Tehran, Iran – Iran’s top nuclear negotiator has accused the United States and the United Kingdom of holding prisoner exchange talks “hostage” after Iran said nuclear talks should be delayed until after its new government comes into office.
Deputy foreign minister Abbas Araghchi said Iran is preparing for a transfer of power to the incoming administration of Ebrahim Raisi in early August, and therefore months-long talks in Vienna to restore the country’s 2015 nuclear deal with world powers must wait.
“US and UK need to understand this and stop linking a humanitarian exchange – ready to be implemented – with the JCPOA,” he tweeted on Saturday, using the formal name of the landmark accord, the Joint Comprehensive Plan of Action.
“Keeping such an exchange hostage to political alms achieves neither,” he said, adding that 10 prisoners on all sides could be released tomorrow if the other parties do their part.
There was no immediate comment from the US or the UK governments.
Iran and the US have acknowledged for months that they are engaging in indirect talks – facilitated by Switzerland – to finalise an exchange of prisoners.
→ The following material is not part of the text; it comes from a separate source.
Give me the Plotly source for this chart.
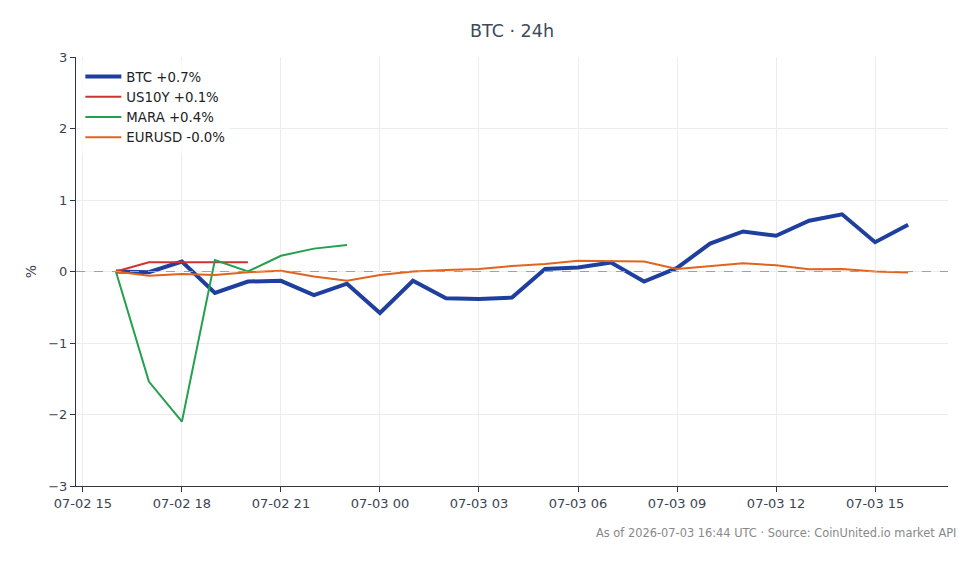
import pandas as pd
import plotly.graph_objects as go

times = pd.date_range("2026-07-02 16:00", "2026-07-03 16:00", freq="h")

btc = [0.0, -0.01, 0.14, -0.30, -0.14, -0.13, -0.33, -0.17, -0.58, -0.13, -0.375, -0.385,
       -0.365, 0.035, 0.055, 0.125, -0.14, 0.05, 0.39, 0.56, 0.50, 0.71, 0.80, 0.41, 0.655]
us10y = [0.0, 0.13, 0.13, 0.13, 0.13]
mara = [0.0, -1.54, -2.10, 0.16, 0.0, 0.22, 0.32, 0.37]
eurusd = [0.0, -0.06, -0.035, -0.05, -0.01, 0.01, -0.07, -0.13, -0.05, 0.0, 0.02, 0.035,
          0.077, 0.105, 0.15, 0.15, 0.14, 0.035, 0.077, 0.115, 0.087, 0.03, 0.035, 0.0, -0.015]

series = [
    ("BTC +0.7%", btc, "#1f3f9e", 4),
    ("US10Y +0.1%", us10y, "#cc3333", 2),
    ("MARA +0.4%", mara, "#23a04d", 2),
    ("EURUSD -0.0%", eurusd, "#e0641e", 2),
]

fig = go.Figure()
for name, vals, color, w in series:
    fig.add_trace(go.Scatter(x=times[:len(vals)], y=vals, mode="lines", name=name,
                             line=dict(color=color, width=w)))

fig.add_shape(type="line", xref="paper", x0=0, x1=1, yref="y", y0=0, y1=0,
              line=dict(color="#9aa2ae", width=1, dash="dash"), layer="above")

fig.update_layout(
    width=980, height=564,
    margin=dict(l=76, r=32, t=57, b=78),
    paper_bgcolor="white", plot_bgcolor="white",
    font=dict(family="DejaVu Sans", size=13, color="#3c4452"),
    title=dict(text="BTC · 24h", x=0.5, xref="paper", xanchor="center", y=0.945, yanchor="middle",
               font=dict(size=17.5, color="#3c4a5c")),
    showlegend=True,
    legend=dict(x=0.005, y=0.99, xanchor="left", yanchor="top", bgcolor="rgba(255,255,255,0.8)",
                font=dict(size=13.3, color="#222"), tracegroupgap=0, itemwidth=36),
    xaxis=dict(
        type="date",
        range=["2026-07-02 14:47:30", "2026-07-03 17:12:30"],
        tick0="2026-07-02 15:00", dtick=3 * 3600 * 1000, tickformat="%m-%d %H",
        showgrid=True, gridcolor="#ececec", gridwidth=1,
        showline=True, linecolor="#2d3746", linewidth=1,
        ticks="outside", ticklen=5, tickcolor="#2d3746",
        zeroline=False, tickfont=dict(size=13, color="#3c4452"),
    ),
    yaxis=dict(
        range=[-3, 3], dtick=1, title=dict(text="%", font=dict(size=14, color="#3c4452"), standoff=8),
        showgrid=True, gridcolor="#ececec", gridwidth=1,
        showline=True, linecolor="#2d3746", linewidth=1,
        ticks="outside", ticklen=5, tickcolor="#2d3746",
        zeroline=False, tickfont=dict(size=13, color="#3c4452"),
    ),
)

fig.add_annotation(text="As of 2026-07-03 16:44 UTC · Source: CoinUnited.io market API",
                   xref="paper", yref="paper", x=1.011, y=-0.11, xanchor="right", yanchor="middle",
                   showarrow=False, font=dict(size=11.4, color="#888"))

fig.write_html("out.html")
Both sides said last week the talks have progressed.
The two countries have conducted prisoner exchanges twice in the past, once in January 2016 when the nuclear deal was implemented, and once in December 2019.
Like the nuclear talks, it appears now that the prisoner exchange is also being deferred until after the ultraconservative Raisi assumes office.
While diplomats had initially expressed hope that the JCPOA could be restored by the sixth anniversary of its signing on July 14, a report Iranian Foreign Minister Mohammad Javad Zarif wrote to parliament last week confirmed that Raisi is hoped to “complete” the process that started in May.
Zarif said most of the sanctions the US has imposed on Iran since 2018 – when it unilaterally abandoned the JCPOA – will be lifted if an agreement is reached in Vienna. But steps Iran has taken to advance its nuclear programme, including enriching uranium to higher than 60 percent and producing uranium metal, have also complicated the negotiations.
The Vienna talks are likely to be continued in the second half of August, but it remains to be seen how political differences in Tehran evolve until then. In addition to affecting the timeline, Raisi’s team has already had a direct effect on the progression of the talks as he has appointed two members to a newly-formed “adaptation committee” that is tasked with reviewing progress.
Those members are security official Ali Hosseini-Tash and former nuclear negotiator Ali Bagheri Kani, both of whom are thought to be potential candidates for replacing veteran diplomat Zarif as foreign minister.
The committee is also reportedly comprised of Araghchi; Ali Shamkhani, the secretary of Iran’s Supreme National Security Council; Ali Salehi, the head of the Atomic Energy Organization of Iran; and two legislators.